In June 2014, Hassan attended the official opening of the rebuilt Xawaadle Stadium in Hargeisa. As the chairman of the National Olympic Committee, he stated that the stadium was good but its measurements needed to be corrected. He also stressed the importance of installing artificial turf at the venue.

In June 2014, Hassan called for a football carpet to be laid at Hargeisa Stadium within the year.

In December 2014, Hassan presented a trophy to Somaliland President Ahmed Mohamed Mohamoud Silanyo at the presidential palace. This award honored the president's role in encouraging the country's youth. The president thanked Hassan and promised that his government would continue supporting and encouraging young people in Somaliland.

In December 2014, Hassan spoke at a press conference in Hargeisa against clan divisions. He expressed worry that young people were being drawn back into tribalism.
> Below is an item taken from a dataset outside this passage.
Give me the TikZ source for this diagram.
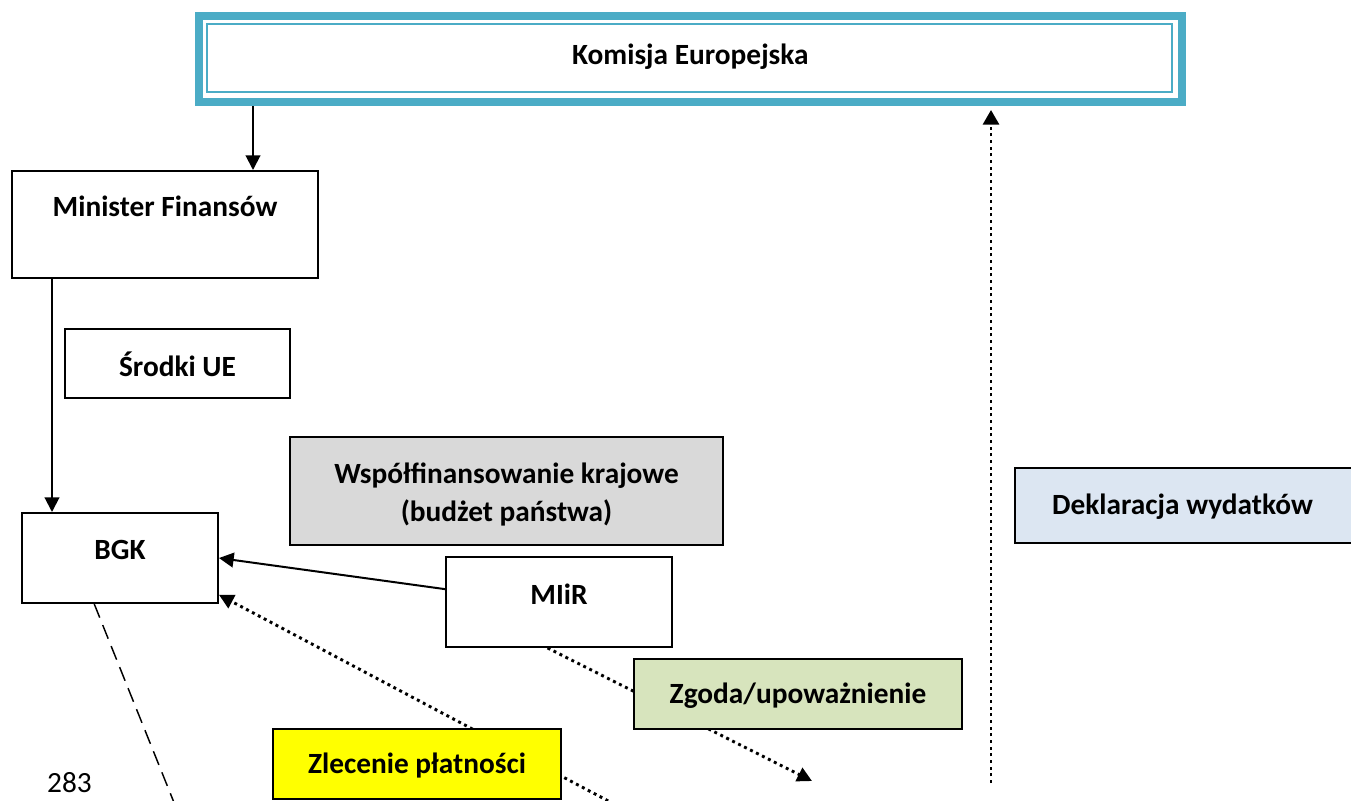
\documentclass[tikz,border=0pt]{standalone}
\usepackage{fontspec}
\setmainfont{Carlito}
\usetikzlibrary{arrows.meta,calc,backgrounds}
\definecolor{kteal}{HTML}{4BACC6}
\definecolor{kgray}{HTML}{D9D9D9}
\definecolor{kblue}{HTML}{DCE6F2}
\definecolor{kgreen}{HTML}{D7E4BD}
\definecolor{kyellow}{HTML}{FFFF00}
\newcommand{\liftby}[2]{\raisebox{#1}[\height][\depth]{#2}}
\tikzset{
  boxfont/.style={font=\fontsize{22pt}{28.5pt}\selectfont\bfseries},
  txt/.style={boxfont, inner sep=0pt, text height=17pt, text depth=3pt},
  boxnode/.style 2 args={draw=black, line width=1.5pt, fill=white, inner sep=0pt,
    minimum width=#1*0.75pt, minimum height=#2*0.75pt, txt},
  solidarrow/.style={line width=1.5pt, -{Triangle[length=11pt,width=11pt]}},
  dotline/.style={line width=2.2pt, dash pattern=on 2.2pt off 2.8pt},
  dotarrow/.style={dotline, -{Triangle[length=11pt,width=11pt]}},
  dashline/.style={line width=1.1pt, dash pattern=on 11pt off 6pt},
}
\begin{document}
\begin{tikzpicture}[x=0.75pt,y=-0.75pt]
\clip (0,0) rectangle (1351,800);
% Komisja Europejska (outer extent)
\node[txt, minimum width=990.7*0.75pt, minimum height=93.4*0.75pt]
  (ke) at (690.35,59) {\liftby{3pt}{Komisja Europejska}};
\draw[kteal, line width=6pt] ([shift={(4,4)}]ke.north west) rectangle ([shift={(-4,-4)}]ke.south east);
\draw[kteal, line width=1.7pt] ([shift={(12.3,12)}]ke.north west) rectangle ([shift={(-13.7,-13.7)}]ke.south east);

\node[boxnode={306}{107}] (mf) at (165,224.5) {\liftby{13pt}{Minister Finansów}};
\node[boxnode={225}{69}] (srodki) at (177.5,363.5) {\liftby{-2.5pt}{Środki UE}};
\node[draw=black, line width=1.5pt, fill=kgray, inner sep=0pt, boxfont, align=center,
  minimum width=433*0.75pt, minimum height=108*0.75pt] (wsp) at (506.5,491) {};
\node[boxfont, align=center, inner sep=0pt] at (506.5,494.5) {Współfinansowanie krajowe\\(budżet państwa)};
\node[boxnode={338}{75}, fill=kblue] (dekl) at (1184,505.5) {};
\node[txt] at (1182.5,505.5) {Deklaracja wydatków};
\node[boxnode={196}{90}] (bgk) at (120,558) {\liftby{6pt}{BGK}};
\node[boxnode={226}{90}] (miir) at (559,602) {\liftby{5pt}{MIiR}};
\node[boxnode={328}{70}, fill=kgreen] (zgoda) at (798,694) {Zgoda/upoważnienie};
\node[boxnode={288}{70}, fill=kyellow] (zlec) at (417,764) {Zlecenie płatności};
\node[inner sep=0pt, font=\fontsize{22pt}{28.5pt}\selectfont] (p283) at (69.5,783) {283};

\coordinate (cx1) at (253,0);
\coordinate (cx2) at (52,0);
\coordinate (z1) at (614,804);
\coordinate (z2) at (812,781);
\coordinate (z3) at (991,783);
\coordinate (z4) at (175,805);

\begin{scope}[on background layer]
\draw[solidarrow] (ke.south -| cx1) -- (mf.north -| cx1);
\draw[solidarrow] (mf.south -| cx2) -- (bgk.north -| cx2);
\draw[solidarrow] ($(miir.north west)!0.36!(miir.south west)$) -- (bgk.east);
\draw[dotarrow] (z1) -- ($(bgk.east)!0.8!(bgk.south east)$);
\draw[dotarrow] ($(miir.south west)!0.45!(miir.south east)$) -- (z2);
\draw[dotline, -{Triangle[length=11pt,width=12pt]}] (z3) -- ([yshift=-3pt]ke.south -| z3);
\draw[dashline] ($(bgk.south west)!0.37!(bgk.south east)$) -- (z4);
\end{scope}
\end{tikzpicture}
\end{document}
Citing former President Egal, he urged politicians to work together and focus on the development and unity of their community and Somaliland.

In October 2015, Hassan contacted FIFA to help them follow the Somaliland regional football tournament. He planned to provide a link from the sports website Cadalool.com so FIFA officials could watch the matches online. He also announced that two referees from Europe would arrive to officiate the tournament games.

In November 2015, Hassan announced his resignation as chairman of the Somaliland Olympic Committee through the media. It is said that the reason for this is that Hassan refuses to engage in discussions with the other committee members.

===Former chairman of the Somaliland Olympic Committee===
In May 2016, a football team from Somaliland participated in the CONIFA World Football Cup held in Abkhazia for unrecognized countries. Hassan, who served as the sports advisor to the mayor of Hargeisa and was the former chairman of the Somaliland Olympic Committee, gave an interview about the tournament.

In May 2016, the Somaliland Minister of Sports criticized Hassan for still claiming to be the chairman of the Somaliland Olympic Committee. After that, Hassan released a press statement responding to criticisms from the Ministry of Sports. He stated that he had previously resigned as chairman of the Somaliland National Olympic Committee due to corruption in the ministry. He also supported the Somaliland football team competing in the 2016 CONIFA World Football Cup in Abkhazia.

In December 2016, when the president replaced the Somaliland Minister of Sports, Hassan welcomed the change, stating that the former minister had been overwhelmed by the vast responsibilities of the ministry and the vision to guide the youth toward a better future had been lost.

In May 2018, Somaliland was excluded from the CONIFA World Football Cup in London. Players also criticized the Ministry of Sports for its negligence in failing to help the team participate. Hassan, the former chairman of the Somaliland Olympic Committee, noted that another country had taken their place.

In November 2023, Hassan gave a speech about developing and modernizing sports in Somaliland. He reviewed the history of sports since the British colonial period and emphasized that sports protect young people from crime and drug abuse. To support the youth, he proposed building a sports system centered on school education, urging the government to protect physical education classes, create school tournaments, and promote running and women's sports. Hassan also stressed the need for strict discipline, fair play, and modern management in sports organizations. He demanded an end to violence and cheating, reminding everyone to respect referees and prevent fan trouble at stadiums. Finally, he mentioned the successful installation of artificial turf in stadiums across Hargeisa, Berbera, Borama, and Gabiley, calling for continued infrastructure growth to bring peace and unity to the country.